Langley is no exception. Every sortie is subject to scrutiny by weather observers from the 1st Operations Support Squadron Weather Flight, who also provide support for the Army.

"The Air Force weather personnel provide environmental awareness to both the Air Force and the Army," said Tech. Sgt. Michael Mazucci-Mambala, 1st OSS weather forecaster. "The Army doesn't have its own weather service."

To ensure the safety of personnel and equipment, pilots are given a briefing called the mission execution forecast, said Senior Airman Nikole Vargas, 1st OSS weather forecaster. The briefing details cloud cover, sea states and other weather hazards.

High winds, low visibility and ocean waves over 10 feet tall are all factors that can cancel a mission, said Sergeant Mazucci-Mambala. If there are rough waters and winds over 25 mph, there is increased danger for both the pilot who has ejected and the rescue team.

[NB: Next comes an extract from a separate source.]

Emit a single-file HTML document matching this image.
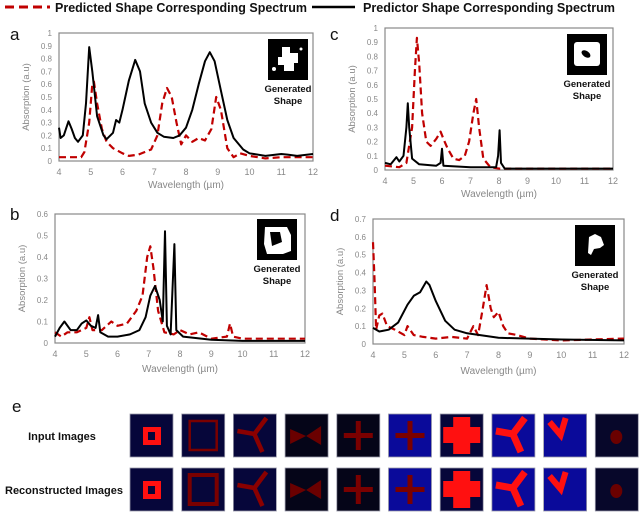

Additionally, weather observers inform pilots what altitude to avoid so they can remain unseen, said Sergenat Mazucci-Mambala. Condensation in the air can leave contrails and give visual identification of any aircraft, even if it has stealth capabilities like the F-22 Raptor.

"Pilots are not allowed to fly without a weather briefing from us first," said Airman Vargas. 

This requirement fully integrates weather with the fighter squadrons as a safety protocol, said Airman Vargas. 

1st OSS weather personnel accompany Langley pilots to a temporary duty location if there is no weather support already there. This ensures pilots receive a proper weather briefing at any location.

"Its weather and it's something you can never get exactly right, unlike other career fields," said Sergeant Mazucci-Mambala. "But we can get it pretty close."